DB: Students who will come to learn will get a lot of serious learning. For example, I have a bachelor in music and a master in music, and I’m basically done with my doctorate in music. That’s well over 15 years of studies in music, in addition to all the conservatory training that I had before that. Then our students not only be learning a few songs that they could have heard on the radio, but they will be receiving the tools to be their own teachers. They will be learning also from someone who has been actively performing all over the world, so students will also learn how musicians think like and how music is created.

 ET: You will be participating at the music school funded by the Vancouver Symphony Orchestra. Does that mean that the the school you will be teaching exclusively classical music?

DB: The way I look at it, there is only one kind of music: Music is music. The different musicians can give you different tools; for instance a jazz musician will teach you a lot of improvisation. But what classical musicians are really strong at is reading, so we have the ability to play music from all the periods and all the different styles.

ET: What’s the vision of the school?

DB: The school is a resource where you will have the opportunity to take lessons, hear concerts, make music with other people such as chamber music, and also a place to explore some music theory, like how to compose, music history, and so on. It is in fact a resource for the people of Vancouver so they can learn and immerse in the world of music.

ET: When will the school be open for operation?

DB: The school is already in operation, you can go there and tour the school to see the concert hall and meet the people already working there. However, the official beginning of courses is September 6.

What other musical projects are in the future for you?
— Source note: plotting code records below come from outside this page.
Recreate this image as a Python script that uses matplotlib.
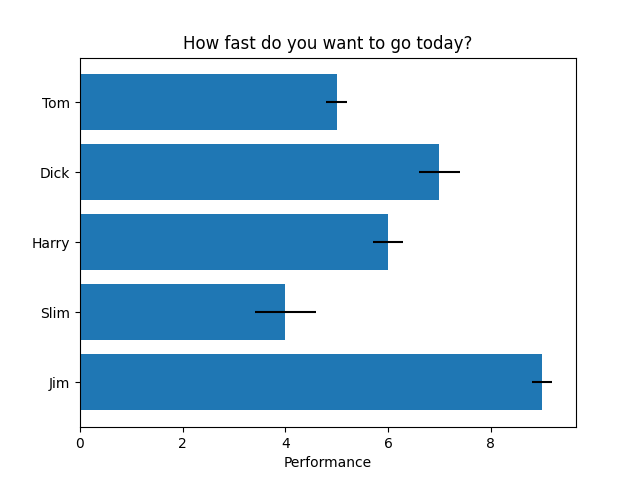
import matplotlib
matplotlib.use("Agg")
import matplotlib.pyplot as plt
import numpy as np

people = ['Tom', 'Dick', 'Harry', 'Slim', 'Jim']
performance = [5.0, 7.0, 6.0, 4.0, 9.0]
error = [0.2, 0.4, 0.3, 0.6, 0.2]

fig, ax = plt.subplots(figsize=(6.4, 4.8), dpi=100)
y_pos = np.arange(len(people))
ax.barh(y_pos, performance, xerr=error, align='center')
ax.set_yticks(y_pos, labels=people)
ax.invert_yaxis()
ax.set_xlabel('Performance')
ax.set_title('How fast do you want to go today?')

fig.savefig('out.png')
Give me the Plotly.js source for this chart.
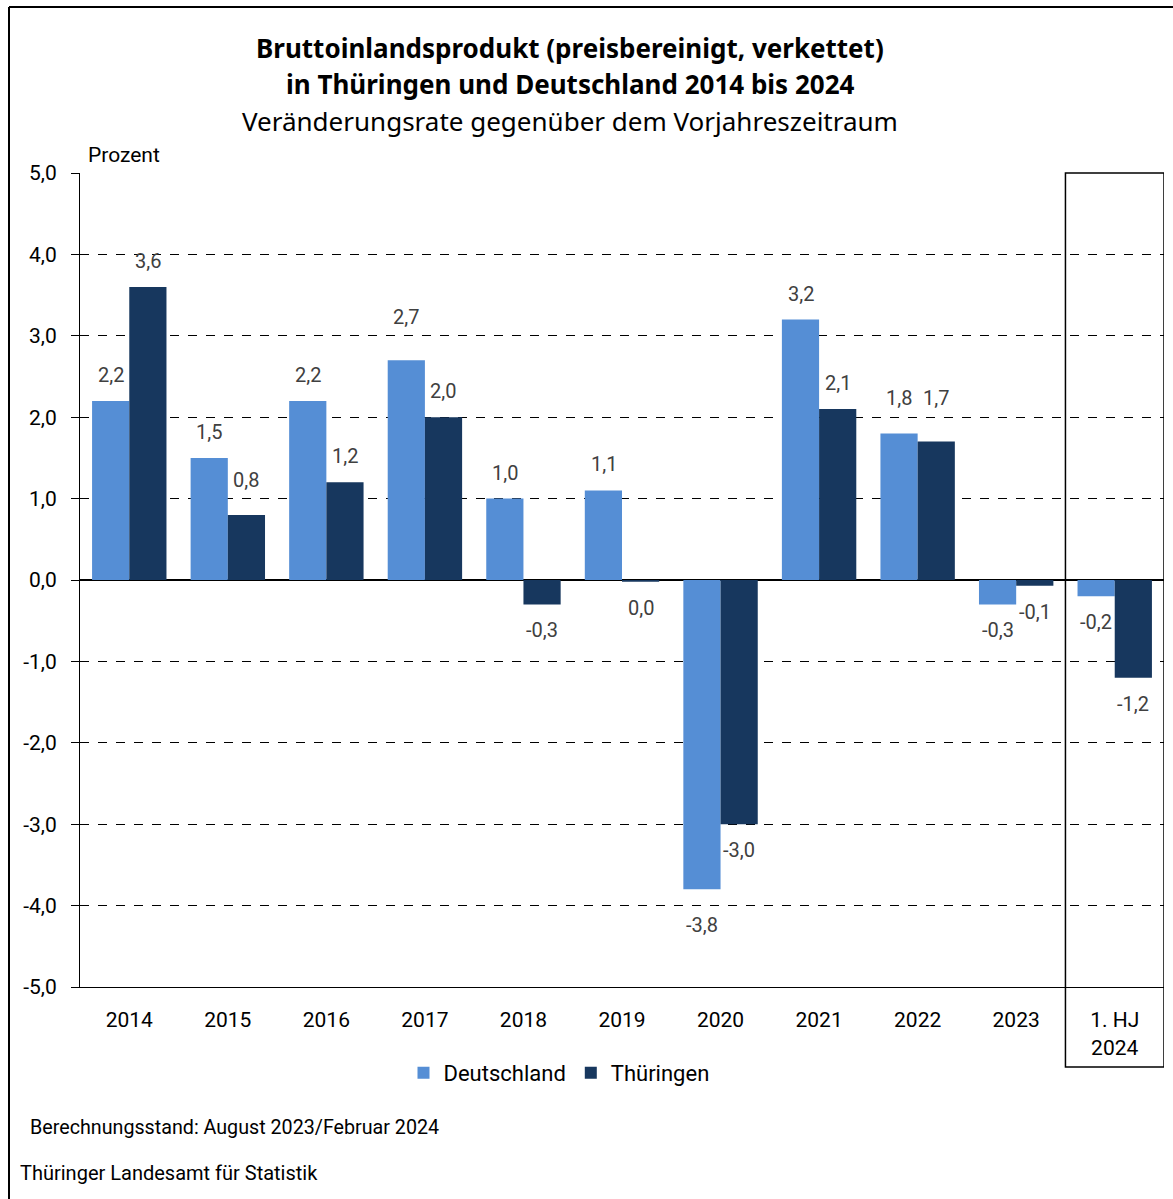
<!DOCTYPE html>
<html>
<head>
<meta charset="utf-8">
<script src="https://cdn.plot.ly/plotly-3.0.1.min.js"></script>
<style>html,body{margin:0;padding:0;background:#fff;}#chart{width:1173px;height:1199px;}</style>
</head>
<body>
<div id="chart"></div>
<script>
const categories = ["2014","2015","2016","2017","2018","2019","2020","2021","2022","2023","1. HJ<br>2024"];
const deutschland = [2.2, 1.5, 2.2, 2.7, 1.0, 1.1, -3.8, 3.2, 1.8, -0.3, -0.2];
const thueringen = [3.6, 0.8, 1.2, 2.0, -0.3, -0.02, -3.0, 2.1, 1.7, -0.07, -1.2];
const yTickVals = [-5, -4, -3, -2, -1, 0, 1, 2, 3, 4, 5];
const yTickText = ["-5,0","-4,0","-3,0","-2,0","-1,0","0,0","1,0","2,0","3,0","4,0","5,0"];

const FONT = "Roboto, 'Source Sans Pro', 'Noto Sans', sans-serif";
const TFONT = "'Noto Sans', 'Source Sans Pro', sans-serif";
const colD = "#558ED5";
const colT = "#17375E";

function fmt(v) {
  const r = Math.round(v * 10) / 10;
  if (r === 0) return "0,0";
  return r.toFixed(1).replace(".", ",");
}

const L = 80, R = 1164, T = 173, B = 987;
const px = x => (x - L) / (R - L);
const py = y => (B - y) / (B - T);
const pxPerUnit = (B - T) / 10;

// keep value labels clear of the dashed grid lines
function labelShift(v) {
  const base = 12, h = 18;
  const dir = v >= 0 ? 1 : -1;
  let shift = base;
  for (let g = -5; g <= 5; g++) {
    if (g === 0) continue;
    const d = (g - v) * dir * pxPerUnit;
    if (d > base - 3 && d < base + h) shift = Math.max(shift, d + 5);
  }
  return dir * shift;
}

const traces = [
  {type: "bar", name: "Deutschland", x: categories, y: deutschland, marker: {color: colD}, hoverinfo: "none"},
  {type: "bar", name: "Thüringen", x: categories, y: thueringen, marker: {color: colT}, hoverinfo: "none"}
];

const annotations = [];
const offs = [-1, 1];
[deutschland, thueringen].forEach((arr, s) => {
  arr.forEach((v, i) => {
    annotations.push({
      xref: "x", yref: "y", x: i, y: v,
      xshift: offs[s] * 18.5,
      yshift: labelShift(v),
      yanchor: v >= 0 ? "bottom" : "top",
      text: fmt(v), showarrow: false,
      font: {family: FONT, size: 20, color: "#404040"}
    });
  });
});

annotations.push(
  {xref: "paper", yref: "paper", x: px(570), y: py(48), xanchor: "center", yanchor: "middle", showarrow: false,
   text: "<b>Bruttoinlandsprodukt (preisbereinigt, verkettet)</b>", font: {family: TFONT, size: 26, color: "#000"}},
  {xref: "paper", yref: "paper", x: px(570), y: py(84), xanchor: "center", yanchor: "middle", showarrow: false,
   text: "<b>in Thüringen und Deutschland 2014 bis 2024</b>", font: {family: TFONT, size: 26, color: "#000"}},
  {xref: "paper", yref: "paper", x: px(570), y: py(121), xanchor: "center", yanchor: "middle", showarrow: false,
   text: "Veränderungsrate gegenüber dem Vorjahreszeitraum", font: {family: TFONT, size: 26, color: "#000"}},
  {xref: "paper", yref: "paper", x: px(86), y: py(155), xanchor: "left", yanchor: "middle", showarrow: false,
   text: "Prozent", font: {family: FONT, size: 21, color: "#000"}},
  {xref: "paper", yref: "paper", x: px(28), y: py(1127), xanchor: "left", yanchor: "middle", showarrow: false,
   text: "Berechnungsstand: August 2023/Februar 2024", font: {family: FONT, size: 19.7, color: "#000"}},
  {xref: "paper", yref: "paper", x: px(18), y: py(1173), xanchor: "left", yanchor: "middle", showarrow: false,
   text: "Thüringer Landesamt für Statistik", font: {family: FONT, size: 20, color: "#000"}}
);

const shapes = [
  {type: "rect", xref: "x", yref: "paper", x0: 9.5, x1: 10.5, y0: py(1067), y1: 1,
   line: {color: "#000", width: 1.5}, fillcolor: "rgba(0,0,0,0)", layer: "above"},
  {type: "line", xref: "paper", yref: "paper", x0: px(9), x1: px(1173), y0: py(7), y1: py(7),
   line: {color: "#000", width: 2}},
  {type: "line", xref: "paper", yref: "paper", x0: px(9), x1: px(9), y0: py(7), y1: py(1199),
   line: {color: "#000", width: 2}}
];

const layout = {
  width: 1173, height: 1199,
  margin: {l: L, r: 1173 - R, t: T, b: 1199 - B, pad: 0},
  paper_bgcolor: "#fff", plot_bgcolor: "#fff",
  font: {family: FONT, size: 20, color: "#000"},
  barmode: "group", bargap: 0.245, bargroupgap: 0,
  showlegend: true,
  legend: {orientation: "h", x: px(559), xanchor: "center", y: py(1073), yanchor: "middle",
           font: {family: FONT, size: 22, color: "#000"}, itemclick: false, tracegroupgap: 0},
  xaxis: {
    type: "category", range: [-0.5, categories.length - 0.5],
    showline: true, linecolor: "#000", linewidth: 1, mirror: false,
    ticks: "", showgrid: false, ticklabelstandoff: 14,
    tickfont: {family: FONT, size: 21, color: "#000"},
    fixedrange: true
  },
  yaxis: {
    range: [-5, 5], tickvals: yTickVals, ticktext: yTickText,
    showline: true, linecolor: "#000", linewidth: 1,
    ticks: "outside", ticklen: 8, tickcolor: "#000", tickwidth: 1, ticklabelstandoff: 10,
    showgrid: true, gridcolor: "#000", gridwidth: 1, griddash: "dash",
    zeroline: true, zerolinecolor: "#000", zerolinewidth: 1.5,
    tickfont: {family: FONT, size: 21, color: "#000"}, fixedrange: true
  },
  annotations: annotations,
  shapes: shapes
};

Plotly.newPlot("chart", traces, layout, {displayModeBar: false, staticPlot: true});
</script>
</body>
</html>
I am about to release a new CD, my fifth or sixth in my career. This one will be released in late September, and will be entirely devouted to one Spanish composer named Eduardo Sainz de la Maza. His music is unique, a bit impressionistic with jazz influences but very Spanish in other ways as well. It is great to devout a whole album to the music of just one composer. In October I will be releasing that CD at the Vancouver Symphony Orchestra school of music, where I will also be playing a concert with pieces of the CD in (October 1st or October 8th) at 8 pm.